From the listing that follows, reproduce only the lines from the one holding "Output the Python" through the one holding "import seaborn as sns", both included, with no pictures.
───── Records shown
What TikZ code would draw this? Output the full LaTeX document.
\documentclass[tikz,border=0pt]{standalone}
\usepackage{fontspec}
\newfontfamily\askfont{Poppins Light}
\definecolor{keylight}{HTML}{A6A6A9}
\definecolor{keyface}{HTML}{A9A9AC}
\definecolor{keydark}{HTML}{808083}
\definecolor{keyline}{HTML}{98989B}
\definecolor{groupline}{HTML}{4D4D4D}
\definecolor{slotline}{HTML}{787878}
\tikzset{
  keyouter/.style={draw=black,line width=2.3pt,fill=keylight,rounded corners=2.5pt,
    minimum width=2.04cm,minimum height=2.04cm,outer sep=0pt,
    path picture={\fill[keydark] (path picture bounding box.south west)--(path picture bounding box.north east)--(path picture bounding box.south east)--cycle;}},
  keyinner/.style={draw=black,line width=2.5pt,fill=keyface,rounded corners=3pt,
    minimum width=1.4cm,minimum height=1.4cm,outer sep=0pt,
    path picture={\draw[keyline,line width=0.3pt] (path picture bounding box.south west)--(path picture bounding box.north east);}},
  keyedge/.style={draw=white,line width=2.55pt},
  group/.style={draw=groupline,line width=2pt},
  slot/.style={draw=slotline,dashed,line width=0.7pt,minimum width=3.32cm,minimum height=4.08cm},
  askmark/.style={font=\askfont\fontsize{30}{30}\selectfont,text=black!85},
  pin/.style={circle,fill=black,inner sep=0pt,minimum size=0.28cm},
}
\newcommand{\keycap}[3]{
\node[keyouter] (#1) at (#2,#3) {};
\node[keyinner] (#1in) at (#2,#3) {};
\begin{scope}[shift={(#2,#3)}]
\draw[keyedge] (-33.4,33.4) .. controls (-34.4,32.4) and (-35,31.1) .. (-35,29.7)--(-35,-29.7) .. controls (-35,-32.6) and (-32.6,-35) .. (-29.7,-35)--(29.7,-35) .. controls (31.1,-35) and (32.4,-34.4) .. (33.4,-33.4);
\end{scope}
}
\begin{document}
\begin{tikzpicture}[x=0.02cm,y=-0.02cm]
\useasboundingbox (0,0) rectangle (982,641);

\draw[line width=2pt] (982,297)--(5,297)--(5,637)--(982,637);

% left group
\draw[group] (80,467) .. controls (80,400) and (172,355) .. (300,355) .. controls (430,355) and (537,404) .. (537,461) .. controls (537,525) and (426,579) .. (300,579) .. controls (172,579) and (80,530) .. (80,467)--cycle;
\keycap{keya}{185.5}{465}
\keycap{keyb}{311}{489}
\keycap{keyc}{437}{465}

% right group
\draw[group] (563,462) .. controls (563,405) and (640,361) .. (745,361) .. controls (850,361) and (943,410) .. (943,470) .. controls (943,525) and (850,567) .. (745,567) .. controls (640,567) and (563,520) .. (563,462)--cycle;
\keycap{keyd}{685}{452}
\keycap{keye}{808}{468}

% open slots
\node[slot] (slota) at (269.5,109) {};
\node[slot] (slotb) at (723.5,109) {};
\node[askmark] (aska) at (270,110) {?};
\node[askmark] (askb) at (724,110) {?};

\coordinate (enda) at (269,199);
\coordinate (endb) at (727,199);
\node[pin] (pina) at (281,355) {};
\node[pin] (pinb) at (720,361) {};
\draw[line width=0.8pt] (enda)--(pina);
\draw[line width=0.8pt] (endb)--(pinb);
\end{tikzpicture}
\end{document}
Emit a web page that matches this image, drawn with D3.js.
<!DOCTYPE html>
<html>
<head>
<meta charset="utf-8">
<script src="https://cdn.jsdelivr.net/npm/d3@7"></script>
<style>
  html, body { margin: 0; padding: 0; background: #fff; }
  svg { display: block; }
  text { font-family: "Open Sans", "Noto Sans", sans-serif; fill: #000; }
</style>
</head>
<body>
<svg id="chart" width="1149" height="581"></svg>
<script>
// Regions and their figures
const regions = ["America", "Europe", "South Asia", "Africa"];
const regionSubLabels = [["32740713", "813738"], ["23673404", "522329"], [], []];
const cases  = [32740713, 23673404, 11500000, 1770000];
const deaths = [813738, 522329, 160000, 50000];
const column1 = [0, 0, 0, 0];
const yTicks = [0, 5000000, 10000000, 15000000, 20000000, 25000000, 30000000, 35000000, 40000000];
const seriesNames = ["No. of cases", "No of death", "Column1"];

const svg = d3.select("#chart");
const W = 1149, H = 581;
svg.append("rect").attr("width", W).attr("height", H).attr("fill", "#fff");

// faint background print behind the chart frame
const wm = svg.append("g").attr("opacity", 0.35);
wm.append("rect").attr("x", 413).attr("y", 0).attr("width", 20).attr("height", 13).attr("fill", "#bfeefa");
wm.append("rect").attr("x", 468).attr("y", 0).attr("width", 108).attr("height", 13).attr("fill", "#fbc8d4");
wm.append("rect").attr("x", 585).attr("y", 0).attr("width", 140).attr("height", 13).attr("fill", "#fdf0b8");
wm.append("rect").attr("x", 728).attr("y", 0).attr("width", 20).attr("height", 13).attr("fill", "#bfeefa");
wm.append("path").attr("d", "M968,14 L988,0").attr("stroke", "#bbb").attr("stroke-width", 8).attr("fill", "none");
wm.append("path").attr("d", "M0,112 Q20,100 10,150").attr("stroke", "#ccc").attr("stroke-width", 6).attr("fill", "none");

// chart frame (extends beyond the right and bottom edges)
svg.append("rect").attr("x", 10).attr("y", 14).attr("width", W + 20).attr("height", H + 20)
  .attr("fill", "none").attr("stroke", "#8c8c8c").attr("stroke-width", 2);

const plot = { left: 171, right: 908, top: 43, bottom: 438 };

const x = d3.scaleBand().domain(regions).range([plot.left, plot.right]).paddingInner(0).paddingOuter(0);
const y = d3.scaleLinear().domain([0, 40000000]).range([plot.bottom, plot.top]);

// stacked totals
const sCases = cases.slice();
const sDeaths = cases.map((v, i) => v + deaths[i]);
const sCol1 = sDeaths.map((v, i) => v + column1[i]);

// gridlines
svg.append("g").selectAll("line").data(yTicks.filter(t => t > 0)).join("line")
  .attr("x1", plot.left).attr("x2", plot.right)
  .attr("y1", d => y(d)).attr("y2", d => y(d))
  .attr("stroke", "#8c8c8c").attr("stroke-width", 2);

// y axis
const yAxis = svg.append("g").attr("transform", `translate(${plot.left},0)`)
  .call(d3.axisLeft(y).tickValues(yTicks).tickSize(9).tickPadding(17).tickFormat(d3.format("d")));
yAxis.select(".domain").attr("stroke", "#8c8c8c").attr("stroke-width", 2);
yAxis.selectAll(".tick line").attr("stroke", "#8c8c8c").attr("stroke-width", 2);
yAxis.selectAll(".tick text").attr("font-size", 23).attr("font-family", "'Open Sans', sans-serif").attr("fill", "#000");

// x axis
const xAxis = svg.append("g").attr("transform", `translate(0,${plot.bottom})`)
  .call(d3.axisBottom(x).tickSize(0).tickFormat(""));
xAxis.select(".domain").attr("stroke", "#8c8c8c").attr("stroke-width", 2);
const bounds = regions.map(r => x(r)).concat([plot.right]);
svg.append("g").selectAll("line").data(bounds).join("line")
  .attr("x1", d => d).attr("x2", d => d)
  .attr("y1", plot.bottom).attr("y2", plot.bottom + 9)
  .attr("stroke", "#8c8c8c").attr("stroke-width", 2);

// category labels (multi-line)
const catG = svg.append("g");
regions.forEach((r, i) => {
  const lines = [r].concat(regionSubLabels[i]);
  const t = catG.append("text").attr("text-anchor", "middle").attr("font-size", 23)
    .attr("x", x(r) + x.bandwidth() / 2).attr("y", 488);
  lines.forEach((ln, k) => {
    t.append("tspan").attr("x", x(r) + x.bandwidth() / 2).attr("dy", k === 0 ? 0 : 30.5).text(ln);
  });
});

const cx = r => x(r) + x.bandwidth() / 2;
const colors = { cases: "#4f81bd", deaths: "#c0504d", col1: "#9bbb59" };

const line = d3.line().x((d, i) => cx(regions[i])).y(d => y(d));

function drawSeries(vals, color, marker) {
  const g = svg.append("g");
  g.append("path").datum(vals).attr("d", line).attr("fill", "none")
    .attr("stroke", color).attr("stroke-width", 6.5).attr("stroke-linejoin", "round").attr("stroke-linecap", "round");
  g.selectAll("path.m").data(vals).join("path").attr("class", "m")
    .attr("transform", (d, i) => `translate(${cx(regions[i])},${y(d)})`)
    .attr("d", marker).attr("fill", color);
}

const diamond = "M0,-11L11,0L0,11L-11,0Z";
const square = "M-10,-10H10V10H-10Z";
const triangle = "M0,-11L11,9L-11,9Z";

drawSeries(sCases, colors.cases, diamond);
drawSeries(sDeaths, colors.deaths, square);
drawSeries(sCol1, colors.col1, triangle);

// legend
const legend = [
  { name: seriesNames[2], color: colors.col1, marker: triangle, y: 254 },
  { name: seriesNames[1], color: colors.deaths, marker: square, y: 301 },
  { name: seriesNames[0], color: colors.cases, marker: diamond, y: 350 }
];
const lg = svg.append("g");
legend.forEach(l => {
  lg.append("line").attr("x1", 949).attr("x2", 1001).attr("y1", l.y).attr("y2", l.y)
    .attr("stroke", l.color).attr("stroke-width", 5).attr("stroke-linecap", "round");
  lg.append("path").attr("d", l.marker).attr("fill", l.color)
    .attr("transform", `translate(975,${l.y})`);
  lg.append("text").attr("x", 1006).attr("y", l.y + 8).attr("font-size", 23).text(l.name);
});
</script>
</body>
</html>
──────────
───── Records shown
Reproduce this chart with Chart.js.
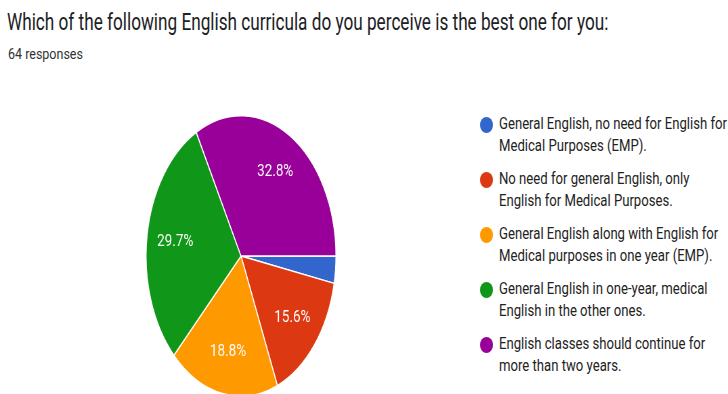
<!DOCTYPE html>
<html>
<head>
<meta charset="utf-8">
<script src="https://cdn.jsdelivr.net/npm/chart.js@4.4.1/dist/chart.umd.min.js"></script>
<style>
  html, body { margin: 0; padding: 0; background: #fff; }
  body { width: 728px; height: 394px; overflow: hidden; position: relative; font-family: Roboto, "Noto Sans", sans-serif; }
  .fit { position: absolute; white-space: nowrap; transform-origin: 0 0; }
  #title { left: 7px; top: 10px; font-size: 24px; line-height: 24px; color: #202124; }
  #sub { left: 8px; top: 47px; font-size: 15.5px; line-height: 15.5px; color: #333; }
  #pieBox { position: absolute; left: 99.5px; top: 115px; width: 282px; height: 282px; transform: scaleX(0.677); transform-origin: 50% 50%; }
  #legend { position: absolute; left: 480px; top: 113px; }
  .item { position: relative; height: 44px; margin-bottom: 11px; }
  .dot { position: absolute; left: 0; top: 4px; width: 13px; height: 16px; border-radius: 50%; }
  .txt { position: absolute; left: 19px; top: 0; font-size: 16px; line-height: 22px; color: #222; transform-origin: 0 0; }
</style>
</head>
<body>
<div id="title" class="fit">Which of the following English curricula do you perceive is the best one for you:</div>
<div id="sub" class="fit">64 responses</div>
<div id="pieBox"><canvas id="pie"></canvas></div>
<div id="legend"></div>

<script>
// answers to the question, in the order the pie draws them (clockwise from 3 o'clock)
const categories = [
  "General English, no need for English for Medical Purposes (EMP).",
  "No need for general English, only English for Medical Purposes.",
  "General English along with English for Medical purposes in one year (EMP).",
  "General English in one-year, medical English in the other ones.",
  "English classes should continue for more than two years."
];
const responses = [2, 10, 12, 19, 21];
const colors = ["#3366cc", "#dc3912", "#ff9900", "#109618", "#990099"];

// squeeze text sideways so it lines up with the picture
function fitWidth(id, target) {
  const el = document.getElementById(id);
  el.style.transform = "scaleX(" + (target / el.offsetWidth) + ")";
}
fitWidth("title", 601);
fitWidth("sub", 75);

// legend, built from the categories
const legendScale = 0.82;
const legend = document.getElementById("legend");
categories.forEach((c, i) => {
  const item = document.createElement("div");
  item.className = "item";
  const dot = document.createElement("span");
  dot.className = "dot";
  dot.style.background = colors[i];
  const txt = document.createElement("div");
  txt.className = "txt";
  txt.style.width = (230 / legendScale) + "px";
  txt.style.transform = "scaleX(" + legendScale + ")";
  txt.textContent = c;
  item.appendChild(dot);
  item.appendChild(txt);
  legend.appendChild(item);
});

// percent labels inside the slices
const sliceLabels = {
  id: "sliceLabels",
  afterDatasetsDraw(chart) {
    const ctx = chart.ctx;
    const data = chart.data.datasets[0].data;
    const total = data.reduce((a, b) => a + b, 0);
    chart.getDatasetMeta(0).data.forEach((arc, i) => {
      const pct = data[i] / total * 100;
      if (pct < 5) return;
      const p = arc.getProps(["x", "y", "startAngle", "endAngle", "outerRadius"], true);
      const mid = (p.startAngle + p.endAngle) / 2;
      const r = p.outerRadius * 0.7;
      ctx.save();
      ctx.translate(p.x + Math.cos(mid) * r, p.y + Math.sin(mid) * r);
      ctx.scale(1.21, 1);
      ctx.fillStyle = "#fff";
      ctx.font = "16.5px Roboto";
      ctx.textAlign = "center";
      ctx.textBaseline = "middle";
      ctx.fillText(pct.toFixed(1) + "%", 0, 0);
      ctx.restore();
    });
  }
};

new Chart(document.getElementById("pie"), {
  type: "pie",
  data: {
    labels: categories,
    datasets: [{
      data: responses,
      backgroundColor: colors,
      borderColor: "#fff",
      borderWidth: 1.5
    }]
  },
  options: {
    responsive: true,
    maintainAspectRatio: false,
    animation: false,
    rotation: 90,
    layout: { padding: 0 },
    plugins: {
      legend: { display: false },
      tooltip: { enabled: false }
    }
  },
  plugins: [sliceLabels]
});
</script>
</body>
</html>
──────────
───── Records shown
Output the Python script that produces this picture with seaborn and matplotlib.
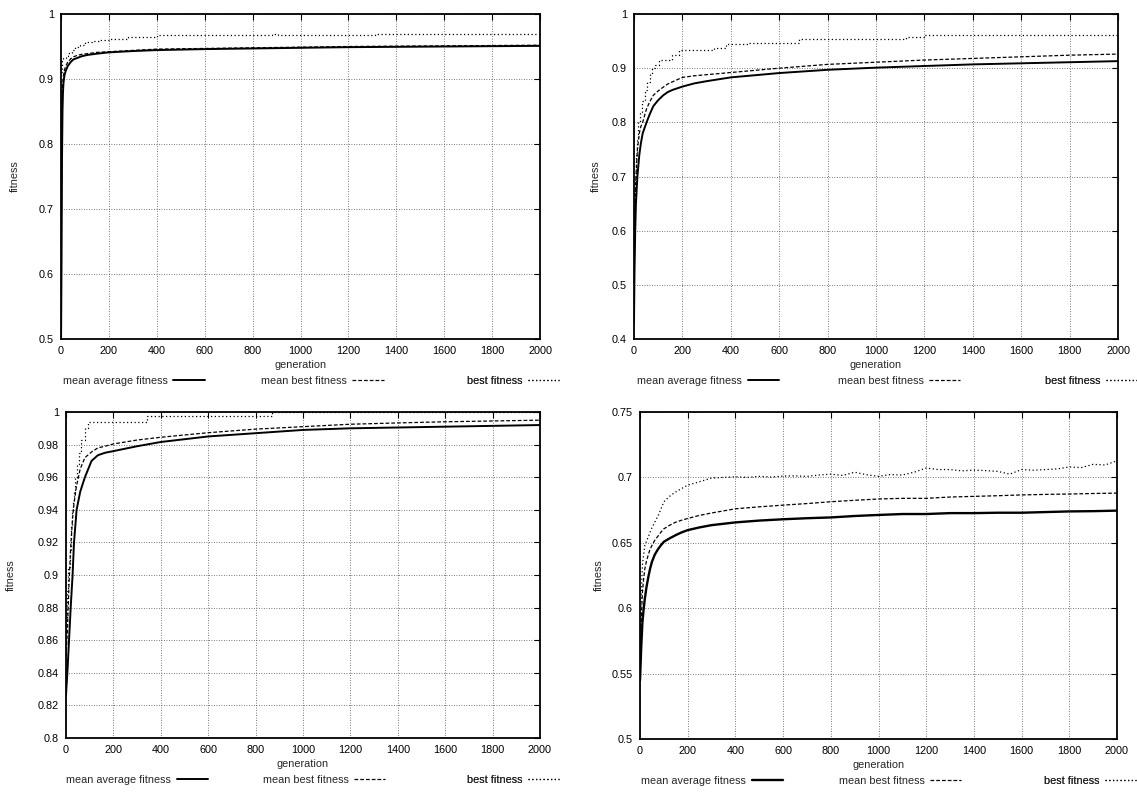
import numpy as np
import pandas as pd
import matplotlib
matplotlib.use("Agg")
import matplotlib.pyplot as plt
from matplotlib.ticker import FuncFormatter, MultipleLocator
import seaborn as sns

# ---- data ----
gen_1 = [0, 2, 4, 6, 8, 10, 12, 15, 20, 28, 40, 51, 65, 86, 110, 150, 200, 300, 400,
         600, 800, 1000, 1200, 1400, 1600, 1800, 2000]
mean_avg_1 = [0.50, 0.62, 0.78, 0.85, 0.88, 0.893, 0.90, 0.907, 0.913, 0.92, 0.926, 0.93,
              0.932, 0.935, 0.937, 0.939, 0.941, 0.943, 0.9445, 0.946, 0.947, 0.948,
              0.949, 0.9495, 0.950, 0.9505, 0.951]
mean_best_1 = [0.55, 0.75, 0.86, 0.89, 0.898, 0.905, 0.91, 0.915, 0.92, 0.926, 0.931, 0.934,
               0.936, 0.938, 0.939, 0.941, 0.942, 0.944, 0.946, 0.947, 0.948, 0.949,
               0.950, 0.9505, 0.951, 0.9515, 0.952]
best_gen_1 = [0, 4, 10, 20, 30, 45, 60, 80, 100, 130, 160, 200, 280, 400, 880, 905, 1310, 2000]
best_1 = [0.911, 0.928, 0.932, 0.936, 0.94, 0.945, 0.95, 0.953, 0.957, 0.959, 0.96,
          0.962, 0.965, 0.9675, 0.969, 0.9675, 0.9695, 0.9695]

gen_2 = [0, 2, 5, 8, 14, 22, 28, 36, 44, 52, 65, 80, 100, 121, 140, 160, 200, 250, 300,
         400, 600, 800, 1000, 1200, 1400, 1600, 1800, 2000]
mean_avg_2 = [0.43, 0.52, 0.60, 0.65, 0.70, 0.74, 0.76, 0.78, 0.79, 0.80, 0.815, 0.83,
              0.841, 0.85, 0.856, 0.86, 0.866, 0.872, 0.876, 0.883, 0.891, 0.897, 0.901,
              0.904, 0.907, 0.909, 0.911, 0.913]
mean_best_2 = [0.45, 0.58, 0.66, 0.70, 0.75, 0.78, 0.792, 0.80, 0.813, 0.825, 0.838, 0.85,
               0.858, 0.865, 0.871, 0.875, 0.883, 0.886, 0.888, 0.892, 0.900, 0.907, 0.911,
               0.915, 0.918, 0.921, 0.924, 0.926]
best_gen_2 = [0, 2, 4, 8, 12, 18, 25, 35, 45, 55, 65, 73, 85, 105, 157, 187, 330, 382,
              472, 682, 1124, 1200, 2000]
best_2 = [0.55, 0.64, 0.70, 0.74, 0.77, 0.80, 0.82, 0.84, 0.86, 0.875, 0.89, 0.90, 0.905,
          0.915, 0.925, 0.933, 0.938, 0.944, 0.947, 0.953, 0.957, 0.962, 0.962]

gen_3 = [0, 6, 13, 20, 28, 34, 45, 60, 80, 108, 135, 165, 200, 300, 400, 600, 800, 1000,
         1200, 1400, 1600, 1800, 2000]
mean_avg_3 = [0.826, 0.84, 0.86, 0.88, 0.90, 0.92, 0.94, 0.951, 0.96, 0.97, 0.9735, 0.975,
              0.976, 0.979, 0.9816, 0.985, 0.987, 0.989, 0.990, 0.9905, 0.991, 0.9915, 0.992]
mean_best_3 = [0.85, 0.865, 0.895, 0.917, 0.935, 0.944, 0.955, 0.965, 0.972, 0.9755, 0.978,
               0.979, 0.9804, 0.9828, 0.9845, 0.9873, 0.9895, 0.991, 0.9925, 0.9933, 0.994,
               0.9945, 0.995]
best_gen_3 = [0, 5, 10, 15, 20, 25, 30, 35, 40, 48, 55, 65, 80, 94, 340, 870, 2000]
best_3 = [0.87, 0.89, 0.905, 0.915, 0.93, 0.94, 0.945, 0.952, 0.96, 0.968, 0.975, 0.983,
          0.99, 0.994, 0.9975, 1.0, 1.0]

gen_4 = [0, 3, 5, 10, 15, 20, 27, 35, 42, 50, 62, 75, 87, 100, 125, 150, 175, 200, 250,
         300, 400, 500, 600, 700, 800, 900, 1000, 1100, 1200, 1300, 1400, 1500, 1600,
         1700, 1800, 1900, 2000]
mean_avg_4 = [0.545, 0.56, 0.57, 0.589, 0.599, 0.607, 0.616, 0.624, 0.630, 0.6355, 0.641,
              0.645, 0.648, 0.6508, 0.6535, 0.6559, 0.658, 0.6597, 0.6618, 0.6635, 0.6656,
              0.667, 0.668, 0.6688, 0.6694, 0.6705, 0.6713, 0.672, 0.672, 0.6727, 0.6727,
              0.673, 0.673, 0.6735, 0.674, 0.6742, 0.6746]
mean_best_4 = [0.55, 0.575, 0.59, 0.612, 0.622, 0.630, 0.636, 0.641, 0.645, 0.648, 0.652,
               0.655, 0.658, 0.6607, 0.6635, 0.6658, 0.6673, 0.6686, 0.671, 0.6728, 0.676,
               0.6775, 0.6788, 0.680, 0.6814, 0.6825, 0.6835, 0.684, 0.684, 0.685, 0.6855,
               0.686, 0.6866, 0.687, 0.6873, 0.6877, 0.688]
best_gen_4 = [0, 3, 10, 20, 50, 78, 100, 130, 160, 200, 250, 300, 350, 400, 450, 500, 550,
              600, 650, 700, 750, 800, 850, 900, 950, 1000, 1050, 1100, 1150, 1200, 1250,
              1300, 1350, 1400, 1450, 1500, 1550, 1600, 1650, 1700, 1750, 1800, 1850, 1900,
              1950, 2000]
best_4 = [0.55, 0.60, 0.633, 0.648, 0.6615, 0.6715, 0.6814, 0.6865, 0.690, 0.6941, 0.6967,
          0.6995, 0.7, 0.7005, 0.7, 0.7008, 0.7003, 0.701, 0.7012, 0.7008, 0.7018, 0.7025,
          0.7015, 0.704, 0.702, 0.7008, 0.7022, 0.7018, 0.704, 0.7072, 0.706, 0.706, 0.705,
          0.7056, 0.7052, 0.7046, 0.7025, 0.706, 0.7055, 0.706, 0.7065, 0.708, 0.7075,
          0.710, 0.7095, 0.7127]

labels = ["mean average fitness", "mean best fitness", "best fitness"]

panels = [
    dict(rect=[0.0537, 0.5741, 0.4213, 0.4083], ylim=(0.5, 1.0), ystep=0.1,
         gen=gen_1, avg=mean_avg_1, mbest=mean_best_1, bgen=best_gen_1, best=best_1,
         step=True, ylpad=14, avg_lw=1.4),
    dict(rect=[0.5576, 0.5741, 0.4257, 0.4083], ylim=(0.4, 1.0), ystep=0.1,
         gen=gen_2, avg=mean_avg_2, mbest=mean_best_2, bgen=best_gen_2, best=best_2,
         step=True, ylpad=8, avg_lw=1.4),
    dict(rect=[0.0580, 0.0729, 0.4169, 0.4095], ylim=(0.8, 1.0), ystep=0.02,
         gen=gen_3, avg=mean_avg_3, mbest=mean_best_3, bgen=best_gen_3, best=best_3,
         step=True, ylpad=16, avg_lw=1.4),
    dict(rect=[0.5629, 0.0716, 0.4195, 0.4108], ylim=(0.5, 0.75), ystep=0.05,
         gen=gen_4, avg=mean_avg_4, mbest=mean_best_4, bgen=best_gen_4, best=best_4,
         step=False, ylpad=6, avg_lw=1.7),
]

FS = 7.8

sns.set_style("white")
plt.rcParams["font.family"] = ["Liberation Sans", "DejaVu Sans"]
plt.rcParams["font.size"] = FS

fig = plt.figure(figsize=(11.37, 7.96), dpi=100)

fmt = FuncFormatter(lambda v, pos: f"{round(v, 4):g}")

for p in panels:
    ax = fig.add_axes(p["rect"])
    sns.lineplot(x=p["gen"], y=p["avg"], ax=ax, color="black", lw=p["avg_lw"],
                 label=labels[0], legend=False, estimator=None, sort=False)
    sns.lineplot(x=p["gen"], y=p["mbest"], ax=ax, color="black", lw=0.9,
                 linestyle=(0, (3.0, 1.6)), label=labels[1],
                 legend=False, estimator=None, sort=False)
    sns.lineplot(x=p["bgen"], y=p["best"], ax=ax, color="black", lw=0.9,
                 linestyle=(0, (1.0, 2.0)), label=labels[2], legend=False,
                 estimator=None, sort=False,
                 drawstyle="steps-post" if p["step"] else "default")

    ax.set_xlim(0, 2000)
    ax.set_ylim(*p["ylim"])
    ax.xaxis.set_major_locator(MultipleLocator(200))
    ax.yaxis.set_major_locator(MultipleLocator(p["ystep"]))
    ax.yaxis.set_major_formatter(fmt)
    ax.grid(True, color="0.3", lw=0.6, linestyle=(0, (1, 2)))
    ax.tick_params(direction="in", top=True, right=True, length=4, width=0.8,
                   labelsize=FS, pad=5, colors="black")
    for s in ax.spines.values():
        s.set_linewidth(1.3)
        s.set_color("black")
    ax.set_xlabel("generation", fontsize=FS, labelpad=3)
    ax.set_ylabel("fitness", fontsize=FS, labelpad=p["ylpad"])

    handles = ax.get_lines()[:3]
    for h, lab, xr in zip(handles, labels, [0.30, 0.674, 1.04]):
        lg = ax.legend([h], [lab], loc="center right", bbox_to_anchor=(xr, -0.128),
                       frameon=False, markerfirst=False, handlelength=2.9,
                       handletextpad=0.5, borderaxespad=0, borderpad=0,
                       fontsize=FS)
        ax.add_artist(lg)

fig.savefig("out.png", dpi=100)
──────────
**Result for this task**
Output the Python script that produces this picture with seaborn and matplotlib.
import numpy as np
import pandas as pd
import matplotlib
matplotlib.use("Agg")
import matplotlib.pyplot as plt
from matplotlib.ticker import FuncFormatter, MultipleLocator
import seaborn as sns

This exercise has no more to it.